Oxígeno. Eso, oxígeno: entrar al cine y respirar tranquilo y distendido mientras se ve una película, de eso se trata cualquier film protagonizado por los Muppets y este no es la excepción. Los muñecos de felpa son algo así como la conciencia amorosa y burlona de Hollywood, transformando todos los lugares comunes del cine en elementos para jugar a puro absurdo (que el villano se llame “Badguy”, que sea un comediante, que el propio diálogo diga qué es lo que pasa mientras pasa, etcétera).
Pero los Muppets, además, ejercen un poder secreto y rarísimo: nos emocionan y creemos en ellos como personas, aunque la felpa y el peluche sean evidentes (gran talento del realizador y de los titiriteros, claro).
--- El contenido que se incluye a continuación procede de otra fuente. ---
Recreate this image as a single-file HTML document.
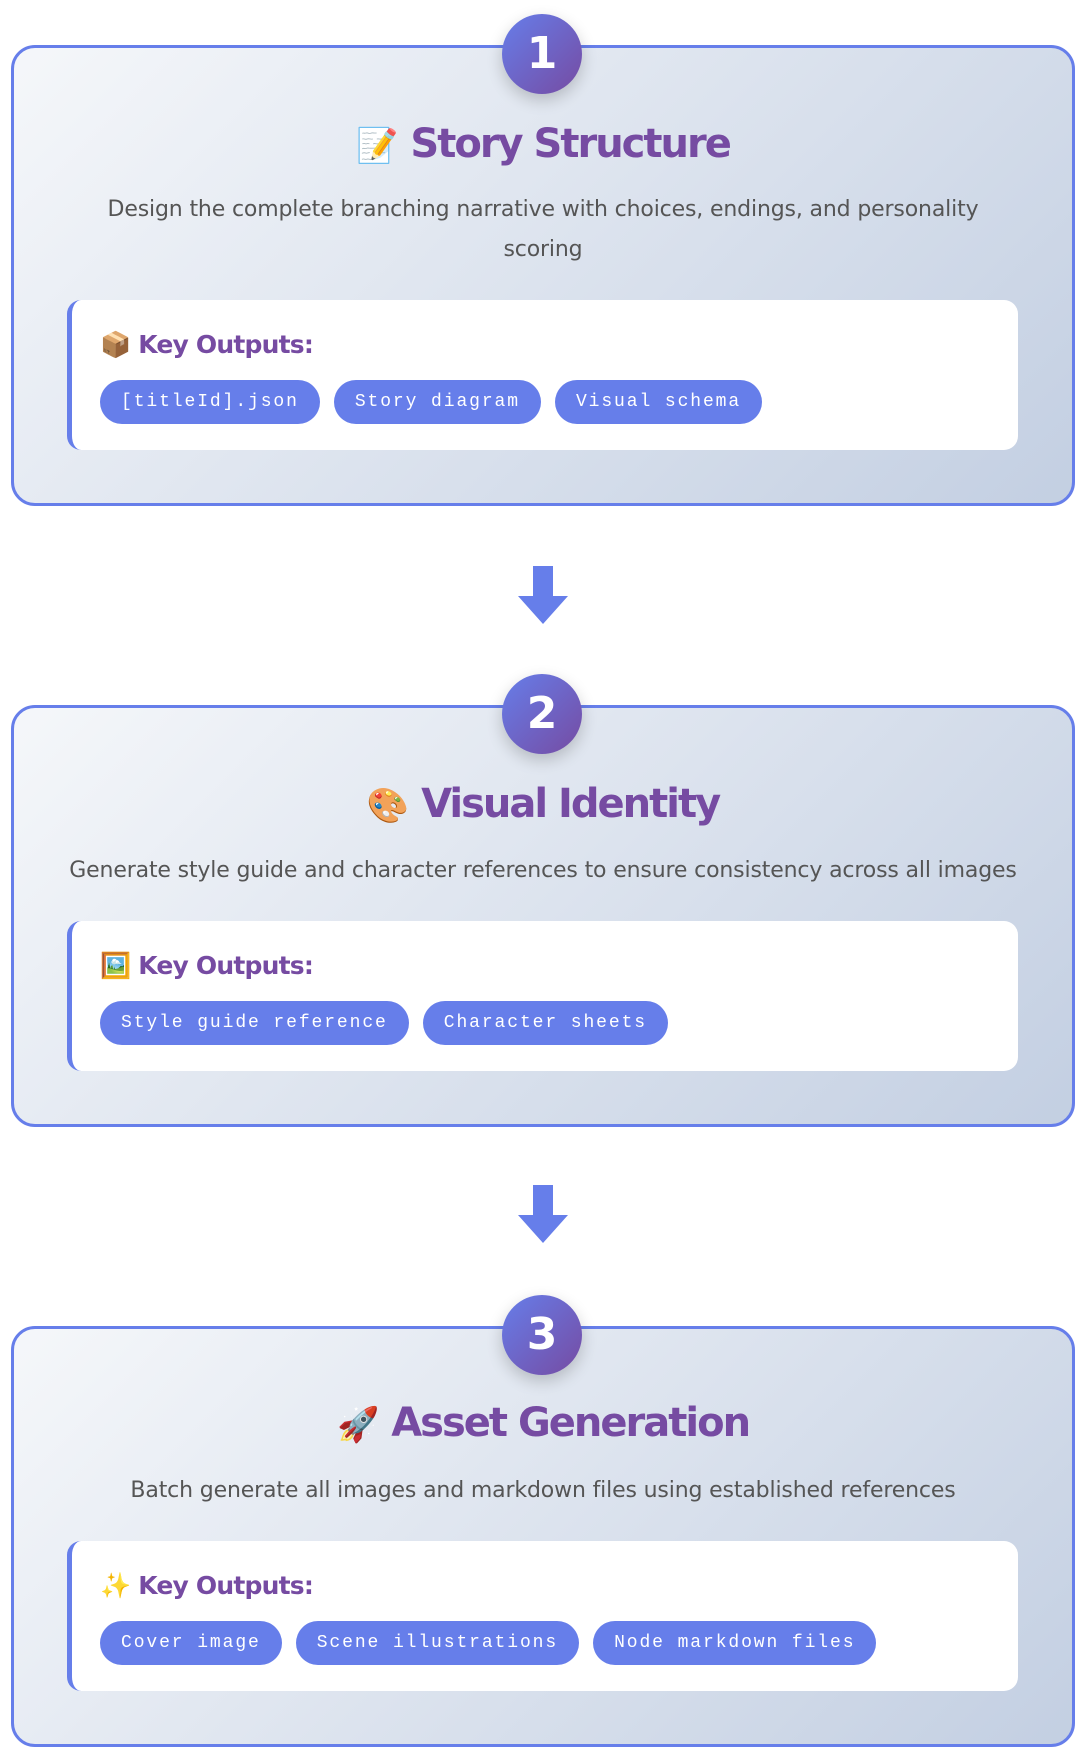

Aquí Constantine, la rana más mala del mundo –que es igual a Kermit salvo por un lunar en la cara– asume su lugar para intentar un impresionante robo, mientras culpan a Kermit y lo encierran en un gulag.
Lo rocambolesco de la historia ya es un primer pie al absurdo (que comienza a los cinco minutos de película con un plano que parodia genialmente “El séptimo sello”), que se desarrolla como un juego musical, donde cada secuencia tiene el brillo distendido de una canción pop. ¿Película para chicos? No, o al menos no solamente. Como todo gran cine, apunta a todo el mundo, pero no con la demagogia fácil sino con sus propias reglas. Una película, pues, que nos ayuda a respirar.